Kay Wade, social studies district curriculum leader, enjoyed watching Clark interact with Skyline students Thursday.

“I hope they get inspired by some of his work,” said Wade, “and to think in terms of how they can achieve their goals maybe through poetry, the arts, through any other way to see how he has overcome many obstacles in his community to be the success he is today.

Molly Raynor, the new Literary Arts Program manager at the Neutral Zone, said she’s hoping to use a documentary featuring Clark to inspire local teens to get involved in NZ’s spoken word program and find another platform for their voices to be heard.

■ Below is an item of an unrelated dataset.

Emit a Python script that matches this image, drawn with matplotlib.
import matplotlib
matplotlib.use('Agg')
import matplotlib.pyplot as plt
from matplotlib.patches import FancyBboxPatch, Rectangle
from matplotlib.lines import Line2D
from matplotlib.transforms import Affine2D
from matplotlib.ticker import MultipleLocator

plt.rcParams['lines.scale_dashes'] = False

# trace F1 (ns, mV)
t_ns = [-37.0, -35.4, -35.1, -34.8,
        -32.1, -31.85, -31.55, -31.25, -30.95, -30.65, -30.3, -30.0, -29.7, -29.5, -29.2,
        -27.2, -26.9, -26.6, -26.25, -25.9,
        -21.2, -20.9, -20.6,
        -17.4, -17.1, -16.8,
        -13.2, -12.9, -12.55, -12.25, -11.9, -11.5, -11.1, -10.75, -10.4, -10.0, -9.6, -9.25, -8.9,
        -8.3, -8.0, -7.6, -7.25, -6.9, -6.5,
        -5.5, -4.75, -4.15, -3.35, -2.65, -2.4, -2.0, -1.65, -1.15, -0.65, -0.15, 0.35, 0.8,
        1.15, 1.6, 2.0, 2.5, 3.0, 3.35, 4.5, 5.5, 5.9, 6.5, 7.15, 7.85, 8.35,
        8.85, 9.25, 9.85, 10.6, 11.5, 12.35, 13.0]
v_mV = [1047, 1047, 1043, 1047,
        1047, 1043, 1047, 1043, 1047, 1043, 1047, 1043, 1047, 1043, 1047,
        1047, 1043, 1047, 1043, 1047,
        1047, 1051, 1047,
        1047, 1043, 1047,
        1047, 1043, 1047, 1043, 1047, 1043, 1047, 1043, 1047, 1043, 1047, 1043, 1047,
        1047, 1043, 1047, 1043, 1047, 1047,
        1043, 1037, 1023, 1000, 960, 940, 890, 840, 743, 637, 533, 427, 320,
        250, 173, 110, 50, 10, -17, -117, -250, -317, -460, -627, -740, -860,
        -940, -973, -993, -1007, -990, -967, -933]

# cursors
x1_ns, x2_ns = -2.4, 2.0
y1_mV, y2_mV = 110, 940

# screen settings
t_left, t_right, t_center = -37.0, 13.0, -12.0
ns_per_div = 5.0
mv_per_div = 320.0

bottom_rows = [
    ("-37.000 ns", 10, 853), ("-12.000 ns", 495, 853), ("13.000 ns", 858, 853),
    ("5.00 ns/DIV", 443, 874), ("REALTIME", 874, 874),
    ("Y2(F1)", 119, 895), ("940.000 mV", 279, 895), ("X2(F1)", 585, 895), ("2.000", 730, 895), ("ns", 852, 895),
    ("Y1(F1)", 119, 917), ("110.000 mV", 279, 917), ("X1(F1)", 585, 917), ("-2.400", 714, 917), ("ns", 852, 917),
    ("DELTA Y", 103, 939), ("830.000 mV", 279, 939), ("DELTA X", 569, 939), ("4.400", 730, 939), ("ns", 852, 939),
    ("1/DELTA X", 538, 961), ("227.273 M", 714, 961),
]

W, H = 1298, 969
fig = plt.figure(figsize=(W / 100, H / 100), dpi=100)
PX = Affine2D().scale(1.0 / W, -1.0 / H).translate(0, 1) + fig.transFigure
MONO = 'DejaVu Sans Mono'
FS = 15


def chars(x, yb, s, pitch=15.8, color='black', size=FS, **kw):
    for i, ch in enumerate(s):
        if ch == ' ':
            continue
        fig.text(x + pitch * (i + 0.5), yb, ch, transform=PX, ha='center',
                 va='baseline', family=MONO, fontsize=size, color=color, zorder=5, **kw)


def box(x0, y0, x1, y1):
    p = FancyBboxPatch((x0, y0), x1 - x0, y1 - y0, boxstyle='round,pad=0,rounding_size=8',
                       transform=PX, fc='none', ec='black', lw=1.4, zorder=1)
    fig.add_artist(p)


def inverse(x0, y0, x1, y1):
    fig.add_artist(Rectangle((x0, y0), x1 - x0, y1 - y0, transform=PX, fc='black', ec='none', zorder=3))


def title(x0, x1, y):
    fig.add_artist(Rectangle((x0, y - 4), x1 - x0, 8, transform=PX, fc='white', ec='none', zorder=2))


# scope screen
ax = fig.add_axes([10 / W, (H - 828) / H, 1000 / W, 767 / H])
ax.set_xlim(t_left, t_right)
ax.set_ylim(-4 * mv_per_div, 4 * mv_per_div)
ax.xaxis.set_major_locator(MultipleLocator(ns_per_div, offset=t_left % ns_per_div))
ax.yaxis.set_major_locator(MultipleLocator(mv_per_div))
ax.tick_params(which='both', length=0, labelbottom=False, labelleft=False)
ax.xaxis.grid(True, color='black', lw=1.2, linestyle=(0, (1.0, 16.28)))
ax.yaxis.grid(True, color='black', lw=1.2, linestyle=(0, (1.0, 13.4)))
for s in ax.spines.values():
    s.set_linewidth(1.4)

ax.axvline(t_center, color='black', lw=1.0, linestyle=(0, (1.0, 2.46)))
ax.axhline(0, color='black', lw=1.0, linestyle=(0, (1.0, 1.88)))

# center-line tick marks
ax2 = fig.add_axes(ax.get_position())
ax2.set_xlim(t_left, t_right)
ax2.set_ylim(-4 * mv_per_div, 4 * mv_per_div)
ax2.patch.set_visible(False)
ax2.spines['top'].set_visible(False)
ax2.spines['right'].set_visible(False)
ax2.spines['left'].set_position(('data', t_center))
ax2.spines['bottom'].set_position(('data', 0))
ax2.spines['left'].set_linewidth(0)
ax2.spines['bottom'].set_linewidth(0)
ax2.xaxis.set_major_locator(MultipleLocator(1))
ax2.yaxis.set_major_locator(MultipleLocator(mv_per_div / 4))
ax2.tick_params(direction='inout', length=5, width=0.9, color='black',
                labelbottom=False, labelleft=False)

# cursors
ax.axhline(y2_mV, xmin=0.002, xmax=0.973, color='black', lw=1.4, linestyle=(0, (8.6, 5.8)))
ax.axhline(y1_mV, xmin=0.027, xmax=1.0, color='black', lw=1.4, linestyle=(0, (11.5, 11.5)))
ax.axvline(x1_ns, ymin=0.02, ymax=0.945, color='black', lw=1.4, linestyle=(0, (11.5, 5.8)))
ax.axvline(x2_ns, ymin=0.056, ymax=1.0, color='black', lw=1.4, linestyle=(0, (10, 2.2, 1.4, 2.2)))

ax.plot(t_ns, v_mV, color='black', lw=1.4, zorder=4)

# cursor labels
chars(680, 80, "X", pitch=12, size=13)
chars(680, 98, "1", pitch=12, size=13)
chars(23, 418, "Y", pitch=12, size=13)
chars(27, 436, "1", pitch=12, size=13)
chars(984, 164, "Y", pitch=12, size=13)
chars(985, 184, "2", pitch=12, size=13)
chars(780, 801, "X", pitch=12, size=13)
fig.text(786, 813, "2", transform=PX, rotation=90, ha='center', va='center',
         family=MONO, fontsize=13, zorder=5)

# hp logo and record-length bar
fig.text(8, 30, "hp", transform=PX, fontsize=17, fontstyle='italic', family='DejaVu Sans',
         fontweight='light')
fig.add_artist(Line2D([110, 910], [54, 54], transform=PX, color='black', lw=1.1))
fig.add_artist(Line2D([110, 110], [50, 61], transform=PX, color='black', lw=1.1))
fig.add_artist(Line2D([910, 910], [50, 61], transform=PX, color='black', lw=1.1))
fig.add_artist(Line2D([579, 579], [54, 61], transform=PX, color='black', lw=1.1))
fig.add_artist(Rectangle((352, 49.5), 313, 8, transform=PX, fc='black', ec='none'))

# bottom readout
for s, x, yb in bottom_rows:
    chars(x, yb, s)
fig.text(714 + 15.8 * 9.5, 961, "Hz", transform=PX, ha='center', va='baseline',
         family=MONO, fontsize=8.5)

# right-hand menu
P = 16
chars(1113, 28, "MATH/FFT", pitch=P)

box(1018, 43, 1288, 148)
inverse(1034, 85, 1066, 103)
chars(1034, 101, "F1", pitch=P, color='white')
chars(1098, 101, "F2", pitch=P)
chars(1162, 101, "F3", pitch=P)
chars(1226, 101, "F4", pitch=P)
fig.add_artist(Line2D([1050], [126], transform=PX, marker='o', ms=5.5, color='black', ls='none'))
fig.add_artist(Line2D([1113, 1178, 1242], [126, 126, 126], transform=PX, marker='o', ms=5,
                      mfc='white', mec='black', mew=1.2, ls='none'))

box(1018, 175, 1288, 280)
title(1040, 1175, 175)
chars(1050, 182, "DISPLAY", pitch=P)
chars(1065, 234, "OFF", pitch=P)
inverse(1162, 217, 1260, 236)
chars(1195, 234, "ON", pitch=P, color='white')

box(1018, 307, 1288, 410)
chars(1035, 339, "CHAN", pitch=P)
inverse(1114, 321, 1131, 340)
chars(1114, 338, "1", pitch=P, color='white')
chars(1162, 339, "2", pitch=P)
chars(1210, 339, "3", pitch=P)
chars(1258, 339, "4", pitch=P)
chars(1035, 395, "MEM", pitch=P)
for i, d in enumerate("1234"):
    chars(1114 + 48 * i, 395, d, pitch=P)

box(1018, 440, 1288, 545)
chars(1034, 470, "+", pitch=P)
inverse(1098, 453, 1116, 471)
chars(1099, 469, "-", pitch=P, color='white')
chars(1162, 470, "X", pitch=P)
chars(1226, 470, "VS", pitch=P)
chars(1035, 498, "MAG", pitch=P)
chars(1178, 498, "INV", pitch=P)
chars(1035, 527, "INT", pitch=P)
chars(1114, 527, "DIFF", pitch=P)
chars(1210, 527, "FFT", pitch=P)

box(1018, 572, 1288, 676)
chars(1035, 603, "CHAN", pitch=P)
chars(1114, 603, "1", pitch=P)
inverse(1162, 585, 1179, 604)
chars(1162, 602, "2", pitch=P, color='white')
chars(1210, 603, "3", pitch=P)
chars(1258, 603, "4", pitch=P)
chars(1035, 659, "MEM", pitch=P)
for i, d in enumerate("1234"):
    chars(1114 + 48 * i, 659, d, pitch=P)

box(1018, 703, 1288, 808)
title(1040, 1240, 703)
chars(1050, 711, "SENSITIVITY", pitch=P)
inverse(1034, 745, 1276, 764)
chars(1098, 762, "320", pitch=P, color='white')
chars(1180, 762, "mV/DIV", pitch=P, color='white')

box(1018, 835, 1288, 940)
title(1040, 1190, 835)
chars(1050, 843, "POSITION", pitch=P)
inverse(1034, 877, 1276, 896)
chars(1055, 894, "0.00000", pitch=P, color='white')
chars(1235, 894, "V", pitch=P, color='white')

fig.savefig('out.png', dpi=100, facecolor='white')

Skyline students listen to Clark talk about his experiences in California.
     Raynor, a 2002 graduate of Pioneer, became involved with spoken word at the Neutral Zone when she was 15.
     She says that because of her life-changing experience there, she moved to the San Francisco Bay area in 2007 and spent the last 10 years building a performing arts program called RAW Talent with her student-turned-teacher Donté Clark.
     A documentary was made about the program called “Romeo is Bleeding”  which followed Clark and students as they worked to address gun violence and spark communal healing.
     The film’s executive producer Russell Simmons calls Clark “especially brilliant.”
     “I just want students to realize they can be agents of change,” says Raynor, “even if they feel like they don’t have a voice as a teenager, or they feel oppressed, or marginalized in that no one cares about them or listens to them. I want them to see someone who came through a lot and overcame a lot to be this leader. And to realize they all have that power within them, whether it’s through music or poetry or sports or anything like that. I just want them to be inspired.”

     A free screening of the documentary will be held from 4:30 to 6:30 p.m. on Thursday, Sept. 28 at the Neutral Zone, 310 E. Washington.